Château Revelette - Or série 1999
Ce vin porte sur son étiquette la mention de Moût de Raisins partiellement fermenté car, à ma connaissance, il n'existe pas d'appellation pour les vins récoltés en surmaturité en Provence. Il est, je pense, essentiellement composé de chardonnay. La robe est d'un or brillant. Le nez est très miellé, assez peu complexe dans son expression, avec néanmoins des notes d'agrumes confits. En bouche, la liqueur est belle mais n'est pas suffisamment balancée par l'acidité qui fait un peu défaut, rendant l'équilibre imparfait. Une petite amertume vient gâcher la finale qui n'est pas d'une longueur exceptionnelle.
Pierre Gaillard - Jeanne-Elise - Condrieu 1997
Sur la contre-étiquette on peut lire : Vin issu de raisins séchés sur un lit de paille, sans qu'il soit indiqué Vin de Paille sur l'étiquette principale, notion qui est sans doute réservée au Vin de Paille d'Hermitage.

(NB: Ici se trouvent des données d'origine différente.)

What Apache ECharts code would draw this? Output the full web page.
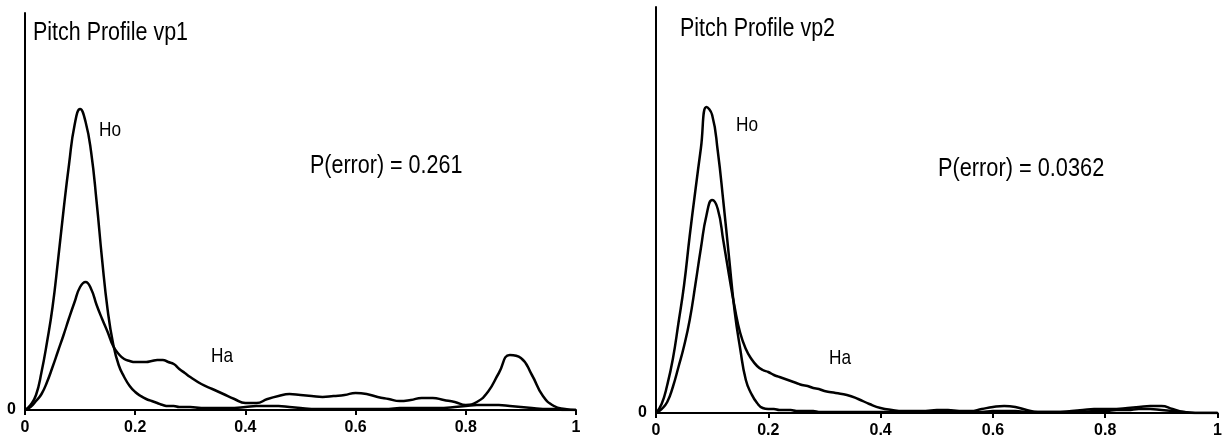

La robe est trouble, aux reflets ambrés. Au nez, on reconnaît le cépage par les notes d'abricot confit qu'il dégage. S'y associent des notes épicées et florales, plus sur les fleurs blanches que la violette. La bouche est malheureusement déséquilibrée par une forte sucrosité associée à un degré d'alcool élevé (16° annoncés !) sans contrepoids acide suffisant, ce qui rend le vin lourd, trop lourd pour une fin de repas. Dommage !
Ces deux petites déceptions ne nous feront néanmoins pas oublier l'excellente qualité globale des vins présentés et surtout le magnifique repas qui les a accompagnés.
A l'aveugle, les grands vainqueurs de la soirée sont sans conteste Rayas en blanc et Château d'Ampuis en rouge, à la quasi-unanimité de l'humble jury amateur présent, comme quoi les grands terroirs ne sont pas toujours perdants dans ce genre de confrontation.